AIM: Omit all images, then repeat exactly the lines below from the one containing "Give me the TikZ source for this diagram." through the one containing "(d30) at (319,108.5)", both ends included.

EXCERPTED RECORDS:
- - -
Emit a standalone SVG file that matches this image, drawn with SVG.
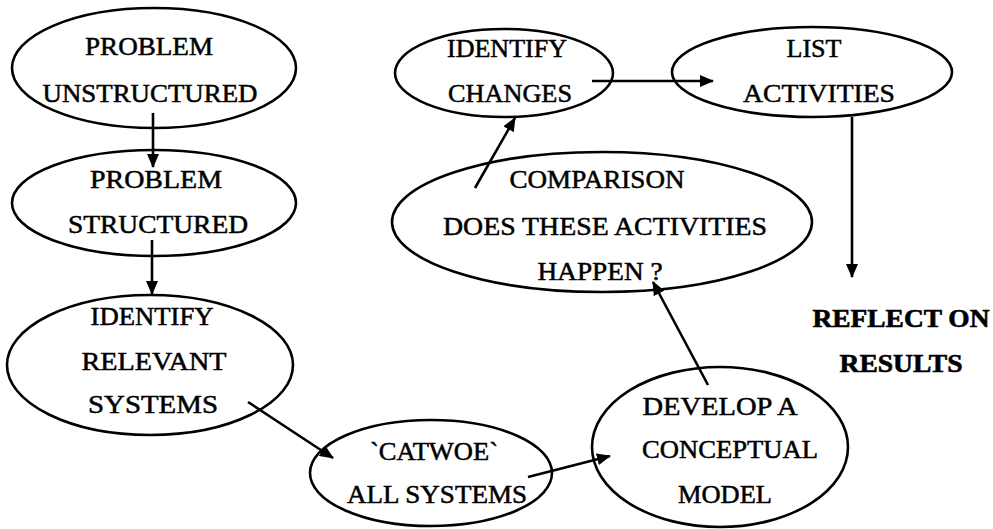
- - -
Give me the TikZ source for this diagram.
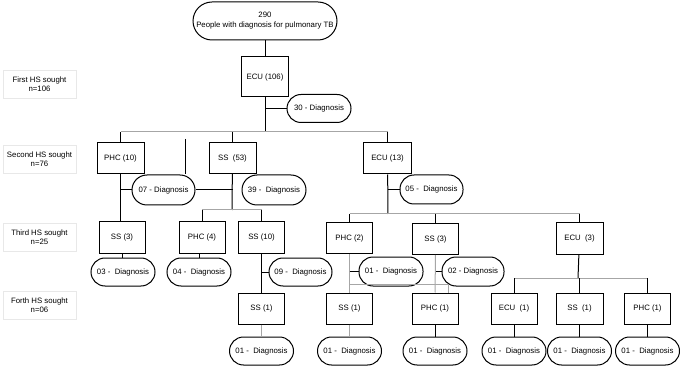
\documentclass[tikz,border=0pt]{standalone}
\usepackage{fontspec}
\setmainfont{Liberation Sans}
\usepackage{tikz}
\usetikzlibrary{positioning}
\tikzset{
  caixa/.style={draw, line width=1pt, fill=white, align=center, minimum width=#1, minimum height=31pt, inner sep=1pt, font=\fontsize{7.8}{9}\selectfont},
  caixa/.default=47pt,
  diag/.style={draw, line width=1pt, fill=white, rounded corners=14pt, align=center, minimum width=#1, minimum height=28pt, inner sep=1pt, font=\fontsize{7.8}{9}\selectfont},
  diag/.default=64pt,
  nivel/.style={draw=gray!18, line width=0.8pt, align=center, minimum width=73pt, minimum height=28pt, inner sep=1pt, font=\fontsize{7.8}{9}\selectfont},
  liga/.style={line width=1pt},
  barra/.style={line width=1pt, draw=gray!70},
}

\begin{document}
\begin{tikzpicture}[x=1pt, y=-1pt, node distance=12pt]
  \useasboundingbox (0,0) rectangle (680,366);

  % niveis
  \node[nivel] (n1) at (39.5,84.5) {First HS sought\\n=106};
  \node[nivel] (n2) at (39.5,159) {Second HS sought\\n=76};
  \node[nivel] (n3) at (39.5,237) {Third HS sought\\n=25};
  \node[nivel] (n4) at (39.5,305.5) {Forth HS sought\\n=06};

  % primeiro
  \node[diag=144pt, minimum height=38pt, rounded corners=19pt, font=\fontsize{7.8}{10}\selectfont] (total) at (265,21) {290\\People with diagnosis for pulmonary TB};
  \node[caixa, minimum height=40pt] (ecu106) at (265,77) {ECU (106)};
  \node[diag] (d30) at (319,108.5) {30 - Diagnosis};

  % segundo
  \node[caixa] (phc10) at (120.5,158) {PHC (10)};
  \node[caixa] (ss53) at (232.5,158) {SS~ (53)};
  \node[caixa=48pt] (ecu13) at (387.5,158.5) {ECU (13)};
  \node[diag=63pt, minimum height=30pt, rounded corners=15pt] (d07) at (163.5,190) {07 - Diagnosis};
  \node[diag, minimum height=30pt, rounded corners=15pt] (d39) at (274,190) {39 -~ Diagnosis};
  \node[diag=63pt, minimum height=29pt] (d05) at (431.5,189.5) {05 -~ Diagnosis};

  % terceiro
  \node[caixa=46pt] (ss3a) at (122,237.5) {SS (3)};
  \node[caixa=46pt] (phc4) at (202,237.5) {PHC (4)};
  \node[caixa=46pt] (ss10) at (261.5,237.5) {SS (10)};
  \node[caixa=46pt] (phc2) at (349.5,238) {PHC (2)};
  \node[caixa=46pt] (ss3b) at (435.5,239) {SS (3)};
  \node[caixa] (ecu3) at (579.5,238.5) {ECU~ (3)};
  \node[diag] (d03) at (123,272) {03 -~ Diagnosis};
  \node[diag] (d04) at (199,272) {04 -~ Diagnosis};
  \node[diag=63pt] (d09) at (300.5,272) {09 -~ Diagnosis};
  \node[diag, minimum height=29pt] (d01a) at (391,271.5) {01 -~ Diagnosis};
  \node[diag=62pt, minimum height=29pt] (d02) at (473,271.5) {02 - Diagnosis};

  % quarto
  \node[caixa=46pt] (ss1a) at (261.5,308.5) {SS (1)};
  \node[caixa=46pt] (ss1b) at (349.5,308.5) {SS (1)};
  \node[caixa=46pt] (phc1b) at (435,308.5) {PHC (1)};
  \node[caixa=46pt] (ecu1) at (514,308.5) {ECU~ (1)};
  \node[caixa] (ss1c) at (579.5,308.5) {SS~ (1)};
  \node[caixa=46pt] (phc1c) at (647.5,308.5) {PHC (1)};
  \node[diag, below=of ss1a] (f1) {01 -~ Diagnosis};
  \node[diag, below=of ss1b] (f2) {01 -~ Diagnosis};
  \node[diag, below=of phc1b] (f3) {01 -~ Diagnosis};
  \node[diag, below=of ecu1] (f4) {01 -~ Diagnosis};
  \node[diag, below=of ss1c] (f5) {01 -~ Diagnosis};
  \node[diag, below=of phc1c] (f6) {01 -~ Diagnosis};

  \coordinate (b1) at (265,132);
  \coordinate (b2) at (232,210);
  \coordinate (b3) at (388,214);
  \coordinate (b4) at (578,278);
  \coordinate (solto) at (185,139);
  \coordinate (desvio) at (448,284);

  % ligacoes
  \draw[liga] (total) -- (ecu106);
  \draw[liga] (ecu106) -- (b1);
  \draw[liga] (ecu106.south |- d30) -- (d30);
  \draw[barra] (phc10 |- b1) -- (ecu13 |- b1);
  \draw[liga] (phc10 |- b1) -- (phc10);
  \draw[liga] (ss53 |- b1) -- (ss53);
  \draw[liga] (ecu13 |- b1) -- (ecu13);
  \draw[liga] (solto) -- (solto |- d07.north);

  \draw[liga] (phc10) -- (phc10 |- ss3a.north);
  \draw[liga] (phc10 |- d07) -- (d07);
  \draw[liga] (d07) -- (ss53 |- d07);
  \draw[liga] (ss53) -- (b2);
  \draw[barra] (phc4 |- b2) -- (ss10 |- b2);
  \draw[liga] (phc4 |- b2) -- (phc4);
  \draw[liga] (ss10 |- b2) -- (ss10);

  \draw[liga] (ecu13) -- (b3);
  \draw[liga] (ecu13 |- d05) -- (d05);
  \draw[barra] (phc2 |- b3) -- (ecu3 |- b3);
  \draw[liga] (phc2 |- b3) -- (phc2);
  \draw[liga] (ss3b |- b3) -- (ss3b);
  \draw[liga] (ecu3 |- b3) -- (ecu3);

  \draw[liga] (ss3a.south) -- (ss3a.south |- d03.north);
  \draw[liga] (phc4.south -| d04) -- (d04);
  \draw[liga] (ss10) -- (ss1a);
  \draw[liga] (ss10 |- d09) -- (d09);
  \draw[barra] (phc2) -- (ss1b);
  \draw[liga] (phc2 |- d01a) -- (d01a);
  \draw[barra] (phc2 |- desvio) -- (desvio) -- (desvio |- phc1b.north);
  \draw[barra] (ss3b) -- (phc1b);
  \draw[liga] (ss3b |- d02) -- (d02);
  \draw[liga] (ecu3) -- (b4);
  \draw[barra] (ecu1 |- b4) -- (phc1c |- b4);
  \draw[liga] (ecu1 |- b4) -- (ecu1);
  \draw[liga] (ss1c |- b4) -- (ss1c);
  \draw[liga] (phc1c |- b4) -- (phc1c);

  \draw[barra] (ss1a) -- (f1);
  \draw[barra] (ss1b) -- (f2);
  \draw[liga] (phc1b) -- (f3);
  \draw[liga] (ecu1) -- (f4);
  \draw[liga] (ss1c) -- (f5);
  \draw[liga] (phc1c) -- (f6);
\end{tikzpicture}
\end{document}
- - -
OUTPUT OF THE TASK:
Give me the TikZ source for this diagram.
\documentclass[tikz,border=0pt]{standalone}
\usepackage{fontspec}
\setmainfont{Liberation Sans}
\usepackage{tikz}
\usetikzlibrary{positioning}
\tikzset{
  caixa/.style={draw, line width=1pt, fill=white, align=center, minimum width=#1, minimum height=31pt, inner sep=1pt, font=\fontsize{7.8}{9}\selectfont},
  caixa/.default=47pt,
  diag/.style={draw, line width=1pt, fill=white, rounded corners=14pt, align=center, minimum width=#1, minimum height=28pt, inner sep=1pt, font=\fontsize{7.8}{9}\selectfont},
  diag/.default=64pt,
  nivel/.style={draw=gray!18, line width=0.8pt, align=center, minimum width=73pt, minimum height=28pt, inner sep=1pt, font=\fontsize{7.8}{9}\selectfont},
  liga/.style={line width=1pt},
  barra/.style={line width=1pt, draw=gray!70},
}

\begin{document}
\begin{tikzpicture}[x=1pt, y=-1pt, node distance=12pt]
  \useasboundingbox (0,0) rectangle (680,366);

  % niveis
  \node[nivel] (n1) at (39.5,84.5) {First HS sought\\n=106};
  \node[nivel] (n2) at (39.5,159) {Second HS sought\\n=76};
  \node[nivel] (n3) at (39.5,237) {Third HS sought\\n=25};
  \node[nivel] (n4) at (39.5,305.5) {Forth HS sought\\n=06};

  % primeiro
  \node[diag=144pt, minimum height=38pt, rounded corners=19pt, font=\fontsize{7.8}{10}\selectfont] (total) at (265,21) {290\\People with diagnosis for pulmonary TB};
  \node[caixa, minimum height=40pt] (ecu106) at (265,77) {ECU (106)};
  \node[diag] (d30) at (319,108.5) {30 - Diagnosis};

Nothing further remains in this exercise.